Al termine della rappresentazione teatrale, l'oggetto del dibattito si sposta sulle indagini condotte dalle Procure di Palermo e Caltanissetta.
E' il giornalista Lino Buscemi, moderatore del dibattito ad esaltare il valore della memoria come strumento per tramandare ai posteri il ricordo, nell'attesa che le indagini facciano luce su verità che Paolo Borsellino già denunciò la sera del 25 giugno 1992 nello stesso luogo.
Irrompe con grande fervore il giornalista Saverio Lodato, già relatore quella sera di vent'anni fà, durante la quale si avvertì in un clima di "vigilia" la sensazione che Paolo Borsellino stesse pronunciando un'orazione funebre. Non usa mezzi termini, Saverio Lodato, per denunciare l'atteggiamento di contrasto delle istituzioni nei confronti delle Procure che hanno riaperto le indagini sulle stragi del '92, a differenza di una società civile sempre più attenta e che chiede a gran voce che sia fatta luce sui mandanti esterni. "Le istituzioni dovrebbero andare un pò a scuola dalla società civile" dichiara con tono irriverente e condiviso da gran parte dei presenti. Dura la critica anche a giuristi di rilievo come Giovanni Fiandaca e Giovanni Pellegrino che hanno contestato l'inesitenza del reato di "trattativa" stato-mafia, ma anche all'ex Ministro degli Interni Nicola Mancino che continua a negare il ricordo del programmato incontro con Paolo Borsellino. "Se ai pentiti sono concessi 180 giorni per parlare, perchè allo Stato sono stati concessi 16 anni per ricordare"? Così conclude il giornalista Lodato tra applausi di approvazione.

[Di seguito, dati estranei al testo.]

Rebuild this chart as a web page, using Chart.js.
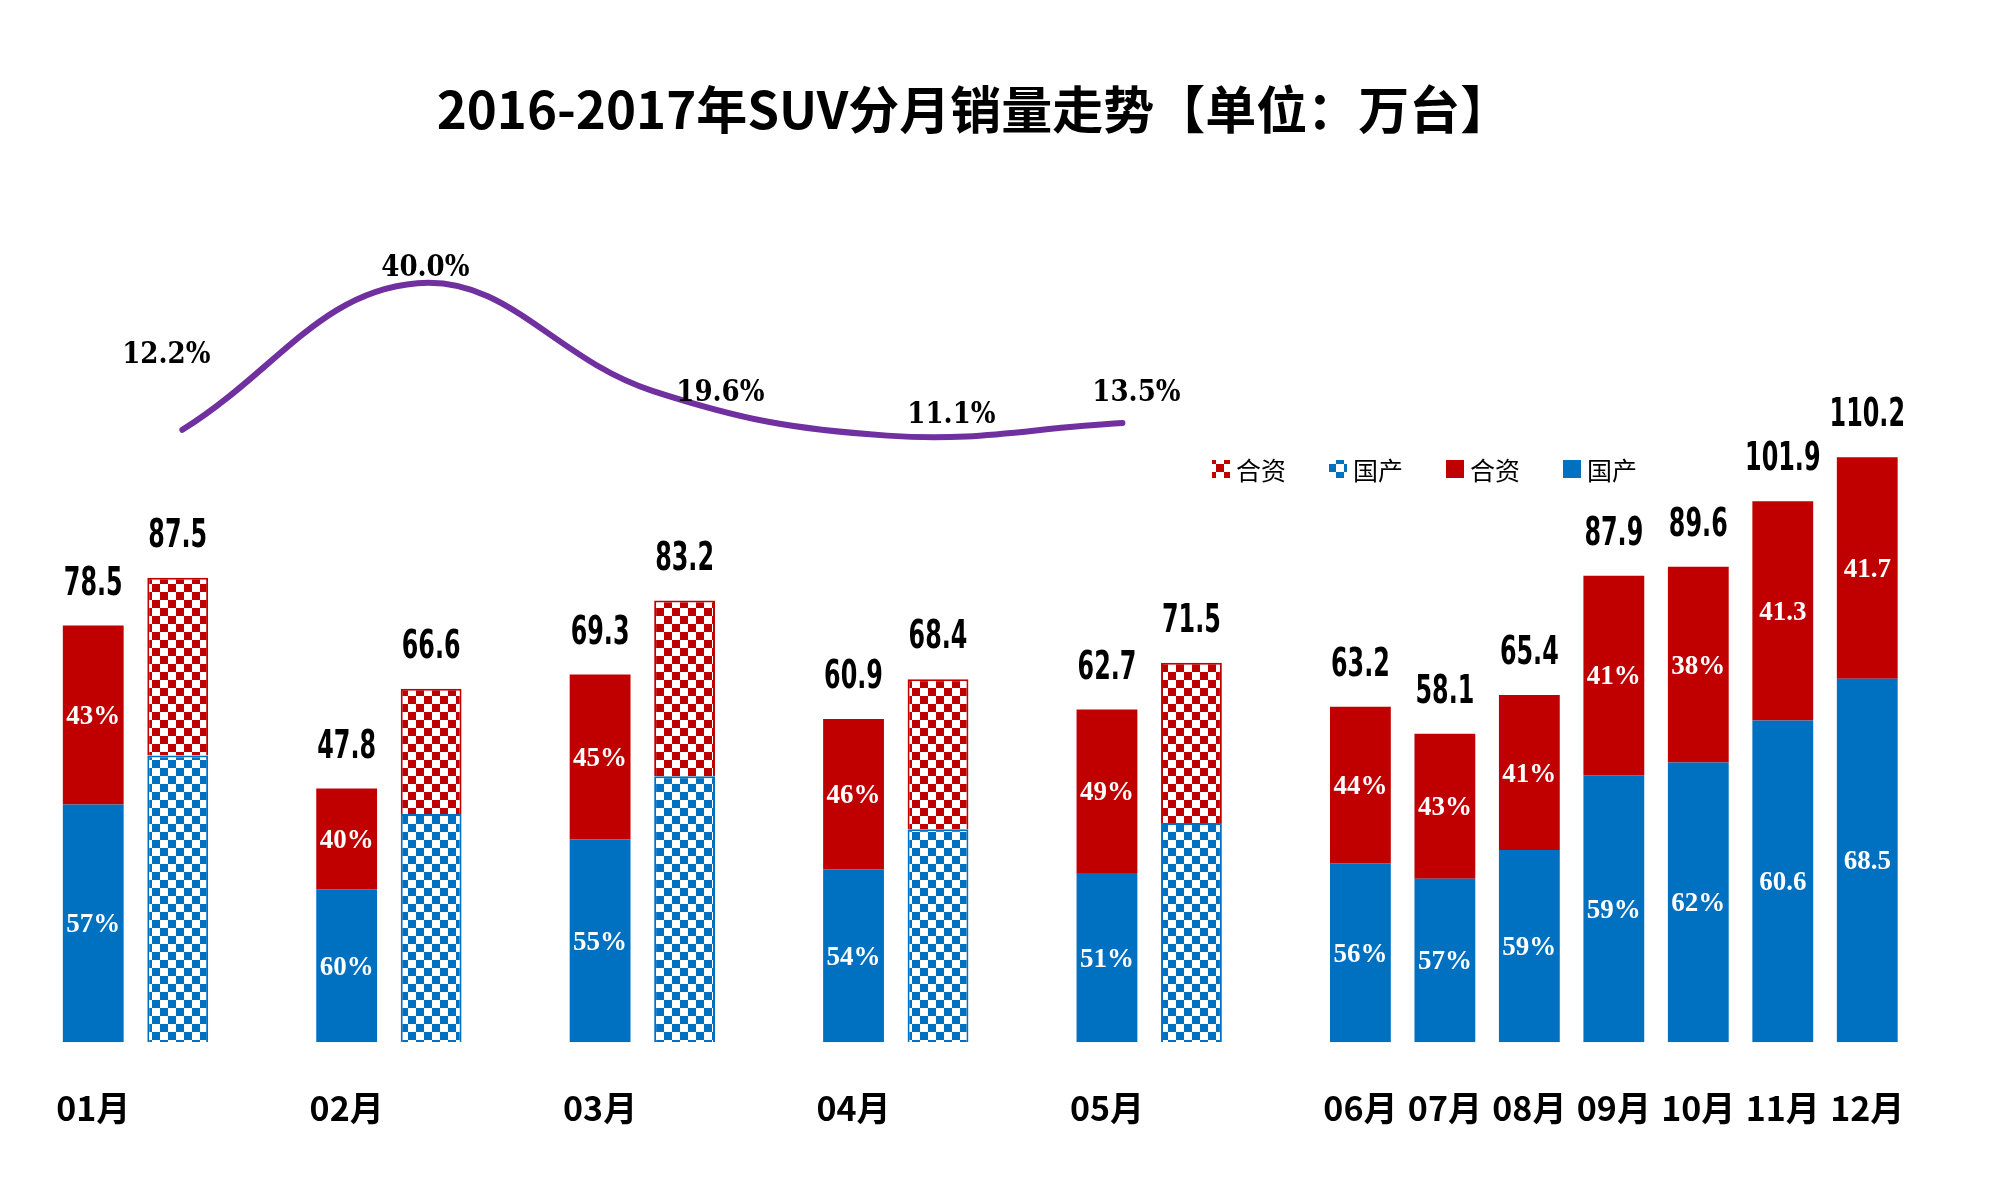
<!DOCTYPE html>
<html>
<head>
<meta charset="utf-8">
<script src="https://cdn.jsdelivr.net/npm/chart.js@4.4.1/dist/chart.umd.min.js"></script>
<style>
  html, body { margin: 0; padding: 0; background: #fff; }
  #wrap { width: 2000px; height: 1197px; position: relative; }
</style>
</head>
<body>
<div id="wrap"><canvas id="suvChart"></canvas></div>
<script>
// sales in 10k units
const months = ['01月', '02月', '03月', '04月', '05月', '06月', '07月', '08月', '09月', '10月', '11月', '12月'];
const domestic2016 = [44.8, 28.8, 38.2, 32.6, 31.9, 33.7, 30.8, 36.2, 50.3, 52.7, 60.6, 68.5];
const joint2016 = [33.7, 19.0, 31.1, 28.3, 30.8, 29.5, 27.3, 29.2, 37.6, 36.9, 41.3, 41.7];
const domestic2017 = [54.0, 43.0, 50.1, 40.1, 41.3];
const joint2017 = [33.5, 23.6, 33.1, 28.3, 30.2];
const domesticLabels2016 = ['57%', '60%', '55%', '54%', '51%', '56%', '57%', '59%', '59%', '62%', '60.6', '68.5'];
const jointLabels2016 = ['43%', '40%', '45%', '46%', '49%', '44%', '43%', '41%', '41%', '38%', '41.3', '41.7'];
const growth2017 = [12.2, 40.0, 19.6, 11.1, 13.5];
const growthLabels = ['12.2%', '40.0%', '19.6%', '11.1%', '13.5%'];

const BLUE = '#0070C0';
const RED = '#C00000';
const PURPLE = '#7030A0';

// months with a 2017 bar get two slots plus an empty gap slot
const slots = [];
months.forEach((m, i) => {
  slots.push({ month: i, year: 2016 });
  if (i < domestic2017.length) {
    slots.push({ month: i, year: 2017 });
    slots.push(null);
  }
});
const labels = slots.map(s => (s && s.year === 2016) ? months[s.month] : '');
const pick = (arr, year) => slots.map(s => (s && s.year === year) ? arr[s.month] : null);

const canvas = document.getElementById('suvChart');
const ctx = canvas.getContext('2d');

function checker(color) {
  const c = document.createElement('canvas');
  c.width = 16; c.height = 16;
  const g = c.getContext('2d');
  g.fillStyle = '#fff';
  g.fillRect(0, 0, 16, 16);
  g.fillStyle = color;
  g.fillRect(0, 0, 8, 8);
  g.fillRect(8, 8, 8, 8);
  return ctx.createPattern(c, 'repeat');
}
const blueCheck = checker(BLUE);
const redCheck = checker(RED);

const labelPlugin = {
  id: 'suvLabels',
  afterDatasetsDraw(chart, args, opts) {
    const c = chart.ctx;
    c.save();

    // title
    c.fillStyle = '#000';
    c.textAlign = 'center';
    c.textBaseline = 'middle';
    c.font = 'bold 51px "Noto Sans CJK SC"';
    c.fillText('2016-2017年SUV分月销量走势【单位：万台】', 974, 110);

    // totals above bars
    slots.forEach((s, idx) => {
      if (!s) return;
      const top = chart.getDatasetMeta(s.year === 2016 ? 1 : 3).data[idx];
      const total = s.year === 2016
        ? domestic2016[s.month] + joint2016[s.month]
        : domestic2017[s.month] + joint2017[s.month];
      c.save();
      c.translate(top.x, top.y - 41);
      c.scale(0.68, 1);
      c.font = 'bold 39px "DejaVu Sans Condensed", "DejaVu Sans"';
      c.fillStyle = '#000';
      c.fillText(total.toFixed(1), 0, 0);
      c.restore();
    });

    // shares inside 2016 bars
    c.font = 'bold 27px "Liberation Serif"';
    c.fillStyle = '#fff';
    [[0, domesticLabels2016], [1, jointLabels2016]].forEach(([di, texts]) => {
      const meta = chart.getDatasetMeta(di);
      slots.forEach((s, idx) => {
        if (!s || s.year !== 2016) return;
        const el = meta.data[idx];
        c.fillText(texts[s.month], el.x, (el.y + el.base) / 2 + 2);
      });
    });

    // growth labels
    c.font = 'bold 29px "DejaVu Serif Condensed", "DejaVu Serif"';
    c.fillStyle = '#000';
    chart.getDatasetMeta(4).data.forEach((pt, i) => {
      const off = opts.lineOffsets[i];
      c.fillText(growthLabels[i], pt.x + off[0], pt.y + off[1]);
    });

    // legend
    c.textAlign = 'left';
    c.font = '25px "Noto Sans CJK SC"';
    [3, 2, 1, 0].forEach((di, k) => {
      const ds = chart.data.datasets[di];
      const bx = 1212 + 117 * k;
      c.fillStyle = ds.backgroundColor;
      c.fillRect(bx, 460, 18, 18);
      c.fillStyle = '#000';
      c.fillText(ds.label, bx + 24, 470);
    });

    c.restore();
  }
};

new Chart(ctx, {
  type: 'bar',
  data: {
    labels: labels,
    datasets: [
      { label: '国产', data: pick(domestic2016, 2016), backgroundColor: BLUE, stack: 'a', grouped: false },
      { label: '合资', data: pick(joint2016, 2016), backgroundColor: RED, stack: 'a', grouped: false },
      { label: '国产', data: pick(domestic2017, 2017), backgroundColor: blueCheck, borderColor: BLUE, borderWidth: 2, stack: 'a', grouped: false },
      { label: '合资', data: pick(joint2017, 2017), backgroundColor: redCheck, borderColor: RED, borderWidth: 2, stack: 'a', grouped: false },
      {
        type: 'line',
        label: '增长',
        data: growth2017.map((v, i) => ({ x: i, y: v })),
        xAxisID: 'x2',
        yAxisID: 'y2',
        borderColor: PURPLE,
        borderWidth: 6,
        borderCapStyle: 'round',
        pointRadius: 0,
        tension: 0.4,
        fill: false,
        order: -1
      }
    ]
  },
  options: {
    responsive: true,
    maintainAspectRatio: false,
    animation: false,
    barPercentage: 0.72,
    categoryPercentage: 1.0,
    layout: { padding: { top: 193, left: 51, right: 90.5, bottom: 24 } },
    plugins: {
      legend: { display: false },
      tooltip: { enabled: false },
      suvLabels: { lineOffsets: [[-16, -74], [8, -15], [68, 3], [64, -20], [14, -30]] }
    },
    scales: {
      x: {
        stacked: true,
        offset: true,
        grid: { display: false, drawTicks: false },
        border: { display: false },
        ticks: {
          autoSkip: false, maxRotation: 0, minRotation: 0, padding: 45, color: '#000',
          font: { family: '"Noto Sans CJK SC"', size: 34, weight: 'bold' }
        }
      },
      y: { stacked: true, display: false, min: 0, max: 160 },
      x2: { type: 'linear', display: false, offset: false, min: -0.559, max: 7.349 },
      y2: { type: 'linear', display: false, beginAtZero: false, min: -103.9, max: 57.1 }
    }
  },
  plugins: [labelPlugin]
});
</script>
</body>
</html>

Coerente all'intervento di quest'ultimo è anche quello del giornalista Salvatore Cusumano che si chiede che Stato è uno Stato che riesce a fare il minimo indispensabile per proteggere i suoi uomini. Conclude con rassegnazione: " lo Stato non processa se stesso... e su questo purtroppo non è cambiato nulla in questi vent'anni ". La consapevolezza che lo Stato non ha protetto adeguatamente i suoi Servitori, è ribadita anche dal procuratore aggiunto Agueci, il quale peraltro non manca di riconoscere gli errori commessi anche dalla magistratura.
A dimostrazione delle parole di Giovanni Falcone " per sconfiggere la mafia c'è bisogno di un esercito di insegnanti ", interviene il dirigente scolastico del Liceo Croce, Annamaria Catalano, la quale preme sottolineare che fare antimafia a scuola significa insegnare, formare, far imparare a ragionare con la propria testa e rivolgendo lo sguardo a Lucia Borsellino, dice: " riappropriamoci delle nostre radici: la Sicilia non è solo stragi di mafia, la Sicilia è Paolo Borsellino ".